Rachel Roday, Graduate Student and Marine Scientist

Rachel transporting a sedated sandbar shark to a respirometer to understand shark metabolism.

My favorite activities are ones that help me connect to nature, such as SCUBA diving, kayaking, and painting landscapes. Even as a child, I spent all of my free time at the beach or obsessing over turtles, so it was no surprise when I decided to pursue marine science as a profession. I obtained my Bachelors of Science in marine science and biological sciences from the University of Delaware where I conducted research on shark respiration and zooplankton behavior. I also completed an internship at Mote Marine Laboratories in Sarasota, Florida examining red tide toxins from Florida beaches.

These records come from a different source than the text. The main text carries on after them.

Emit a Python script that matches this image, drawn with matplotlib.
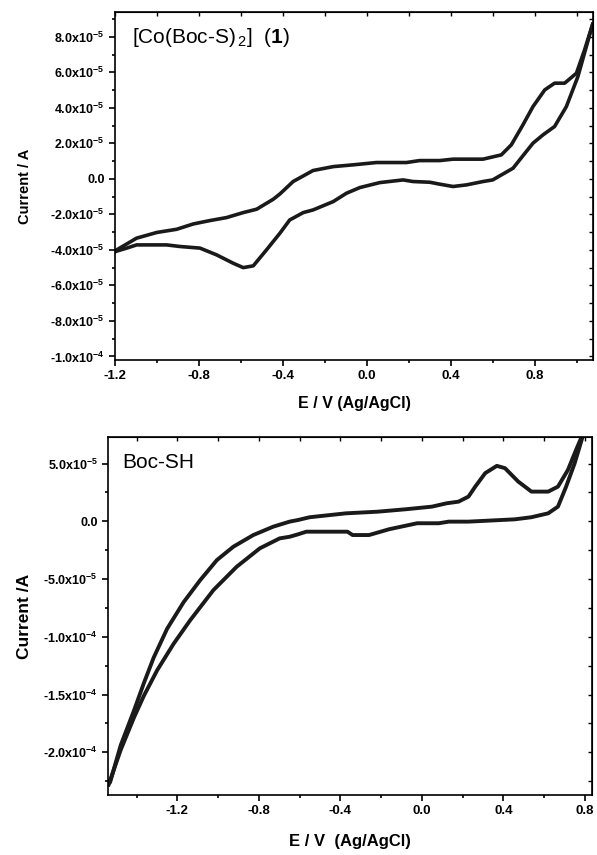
import numpy as np
import matplotlib.pyplot as plt
from matplotlib.ticker import MultipleLocator, FuncFormatter, NullFormatter

plt.rcParams["font.family"] = ["Liberation Sans", "DejaVu Sans"]
plt.rcParams["mathtext.fontset"] = "custom"
plt.rcParams["mathtext.rm"] = "Liberation Sans"
plt.rcParams["mathtext.bf"] = "Liberation Sans:bold"
plt.rcParams["axes.unicode_minus"] = False

# [Co(Boc-S)2] (1): forward (upper) branch, E in V and I in 1e-5 A
co_fwd_e = [-1.2, -1.192, -1.097, -1.001, -0.906, -0.827, -0.748, -0.668, -0.589,
            -0.525, -0.446, -0.414, -0.351, -0.256, -0.160, -0.065, 0.046, 0.189,
            0.252, 0.348, 0.411, 0.554, 0.641, 0.689, 0.744, 0.792, 0.848, 0.895,
            0.943, 0.999, 1.038, 1.076]
co_fwd_i = [-4.1, -4.0, -3.34, -3.02, -2.84, -2.54, -2.35, -2.18, -1.9,
            -1.71, -1.15, -0.85, -0.15, 0.47, 0.69, 0.79, 0.92, 0.92,
            1.03, 1.03, 1.11, 1.11, 1.35, 1.92, 3.04, 4.07, 5.01, 5.39,
            5.39, 5.95, 7.27, 8.7]
# reverse (lower) branch, right to left
co_rev_e = [1.076, 1.006, 0.951, 0.895, 0.840, 0.792, 0.744, 0.697, 0.600, 0.554,
            0.475, 0.411, 0.348, 0.300, 0.220, 0.173, 0.062, -0.033, -0.097,
            -0.160, -0.256, -0.303, -0.351, -0.367, -0.414, -0.478, -0.541,
            -0.589, -0.637, -0.716, -0.795, -0.890, -0.954, -1.097, -1.144, -1.2]
co_rev_i = [8.7, 5.76, 4.07, 2.95, 2.48, 2.01, 1.30, 0.60, -0.06, -0.15,
            -0.34, -0.43, -0.30, -0.19, -0.15, -0.06, -0.21, -0.49, -0.81,
            -1.28, -1.75, -1.90, -2.21, -2.31, -3.06, -4.0, -4.9,
            -5.0, -4.75, -4.28, -3.90, -3.81, -3.72, -3.72, -3.90, -4.1]

# Boc-SH
boc_fwd_e = [-1.537, -1.530, -1.478, -1.413, -1.364, -1.316, -1.250, -1.169, -1.088,
             -1.006, -0.925, -0.827, -0.730, -0.649, -0.608, -0.551, -0.372, -0.218,
             -0.080, 0.050, 0.122, 0.180, 0.229, 0.262, 0.311, 0.368, 0.408, 0.473,
             0.538, 0.620, 0.668, 0.717, 0.757, 0.785, 0.792]
boc_fwd_i = [-22.7, -22.6, -19.4, -16.4, -14.0, -11.8, -9.3, -7.0, -5.1,
             -3.36, -2.2, -1.19, -0.47, -0.03, 0.11, 0.35, 0.69, 0.83,
             1.04, 1.27, 1.56, 1.70, 2.14, 3.0, 4.17, 4.8, 4.6, 3.44,
             2.57, 2.57, 3.0, 4.45, 6.19, 7.34, 7.5]
boc_rev_e = [0.792, 0.750, 0.708, 0.668, 0.620, 0.537, 0.456, 0.229, 0.132, 0.083,
             -0.023, -0.161, -0.259, -0.340, -0.365, -0.567, -0.608, -0.649, -0.698,
             -0.795, -0.909, -1.023, -1.137, -1.218, -1.299, -1.364, -1.413, -1.478,
             -1.537]
boc_rev_i = [7.5, 5.03, 3.0, 1.27, 0.69, 0.35, 0.17, -0.03, -0.03, -0.17,
             -0.17, -0.69, -1.19, -1.19, -0.9, -0.9, -1.13, -1.34, -1.48,
             -2.34, -3.94, -5.96, -8.57, -10.6, -12.9, -15.1, -17.0, -19.8,
             -22.8]


def sci_label(v, pos):
    if abs(v) < 1e-12:
        return "0.0"
    exp = int(np.floor(np.log10(abs(v)) + 1e-9))
    mant = v / 10 ** exp
    return r"%.1fx10$^{\mathbf{%d}}$" % (mant, exp)


def x_label(v, pos):
    return "0.0" if abs(v) < 1e-9 else "%.1f" % v


def style_axes(ax, ymajor, yminor):
    ax.xaxis.set_major_locator(MultipleLocator(0.4))
    ax.xaxis.set_minor_locator(MultipleLocator(0.2))
    ax.yaxis.set_major_locator(MultipleLocator(ymajor))
    ax.yaxis.set_minor_locator(MultipleLocator(yminor))
    ax.xaxis.set_major_formatter(FuncFormatter(x_label))
    ax.yaxis.set_major_formatter(FuncFormatter(sci_label))
    ax.tick_params(which="both", direction="out", width=1.2)
    ax.tick_params(axis="x", labelsize=9.5)
    ax.tick_params(axis="y", labelsize=9)
    ax.tick_params(which="major", length=4)
    ax.tick_params(which="minor", length=2.5)
    for lab in ax.get_xticklabels() + ax.get_yticklabels():
        lab.set_fontweight("bold")
    for sp in ax.spines.values():
        sp.set_linewidth(1.2)
    # inward ticks on top and right, no labels
    top = ax.secondary_xaxis("top")
    top.xaxis.set_major_locator(MultipleLocator(0.4))
    top.xaxis.set_minor_locator(MultipleLocator(0.2))
    top.xaxis.set_major_formatter(NullFormatter())
    top.tick_params(which="both", direction="in", width=1.0, length=3)
    right = ax.secondary_yaxis("right")
    right.yaxis.set_major_locator(MultipleLocator(ymajor))
    right.yaxis.set_minor_locator(MultipleLocator(yminor))
    right.yaxis.set_major_formatter(NullFormatter())
    right.tick_params(which="both", direction="in", width=1.0, length=3)


fig = plt.figure(figsize=(5.97, 8.55), dpi=100)

ax1 = fig.add_axes([0.1926, 0.579, 0.8007, 0.407])
ax1.plot(co_fwd_e, np.array(co_fwd_i) * 1e-5, color="#1a1a1a", lw=2.6, solid_joinstyle="round")
ax1.plot(co_rev_e, np.array(co_rev_i) * 1e-5, color="#1a1a1a", lw=2.6, solid_joinstyle="round")
ax1.set_xlim(-1.2, 1.078)
ax1.set_ylim(-1.02e-4, 9.4e-5)
style_axes(ax1, 2e-5, 1e-5)
ax1.set_xlabel("E / V (Ag/AgCl)", fontsize=11.5, fontweight="bold", labelpad=10)
ax1.set_ylabel("Current / A", fontsize=10.5, fontweight="bold", labelpad=13)
ax1.text(0.035, 0.96, r"[Co(Boc-S)$_{\,2}$]  ($\mathbf{1}$)", transform=ax1.transAxes,
         fontsize=15, va="top", ha="left")

ax2 = fig.add_axes([0.181, 0.0702, 0.8106, 0.4187])
ax2.plot(boc_fwd_e, np.array(boc_fwd_i) * 1e-5, color="#1a1a1a", lw=2.8, solid_joinstyle="round")
ax2.plot(boc_rev_e, np.array(boc_rev_i) * 1e-5, color="#1a1a1a", lw=2.8, solid_joinstyle="round")
ax2.set_xlim(-1.54, 0.835)
ax2.set_ylim(-2.37e-4, 7.3e-5)
style_axes(ax2, 5e-5, 2.5e-5)
ax2.set_xlabel("E / V  (Ag/AgCl)", fontsize=12, fontweight="bold", labelpad=12)
ax2.set_ylabel("Current /A", fontsize=12.5, fontweight="bold", labelpad=8)
ax2.text(0.03, 0.955, "Boc-SH", transform=ax2.transAxes, fontsize=15, va="top", ha="left")

fig.savefig("out.png", dpi=100)
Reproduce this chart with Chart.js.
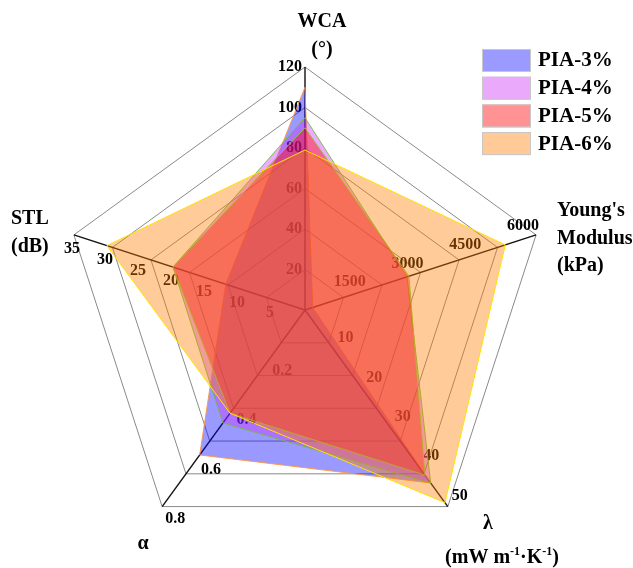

Currently, I am a graduate student at the University of Texas at Austin Marine Science Institute. Though I have yet to begin my thesis, my research will focus on understanding the role of per- and polyfluoroalkyl substances (PFAS) in marine fishes. PFAS are a group of approximately 4500 manmade chemicals that are water, heat, and oil resistant. They have been found in non-stick pans, fire-fighting foams, stain resistant carpets, and many other common use items and are known carcinogens in humans. Little is known about the impact of these chemicals on marine fishes, so I hope to fill some of this knowledge gap by determining the toxicity of lesser known PFAS compounds and how they might be transferred from parent to offspring. As a scientist, I aim to understand the extent of human impact on biology within the marine ecosystem. In the future, I hope to influence the regulation, product development, and disposal techniques of manmade chemicals such as PFAS, insecticides, sunscreens, and pharmaceuticals in order to protect the environment and ultimately, us humans.

Rachel on a dive in the Florida Keys during her internship at Mote Marine Laboratories

It took me four years of undergraduate classes, several internships, and two wildly different research projects to figure out the specific area that I wanted to focus on in graduate school. In other words, I got really good at figuring out what I didn’t want to pursue. This would be my greatest piece of advice to someone looking to find their way in science or any profession: try out lots of things, as many as you can! Not only does a range in experience bring about a unique perspective, but you never know what one door might open for you later on down the road.

I also suggest that people learn about the science that interests them in their backyard or community. As a Long Island native, this was easy for me because growing up, I was surrounded by beaches. But even learning about the local plant life or stargazing at night can help curate your specific scientific interests. I believe that having a personal and maybe even emotional relationship with nature and science can instill passion that propels you through all of the more tedious and challenging parts of life. Overall, even if science is just a hobby and not a career end-goal, I think it’s important to find ways to make it accessible at home and never be afraid to ask questions!

Rachel aboard a Norwegian research vessel in the Arctic Ocean during the polar night, researching the photobehavior of copepods, a small crustacean.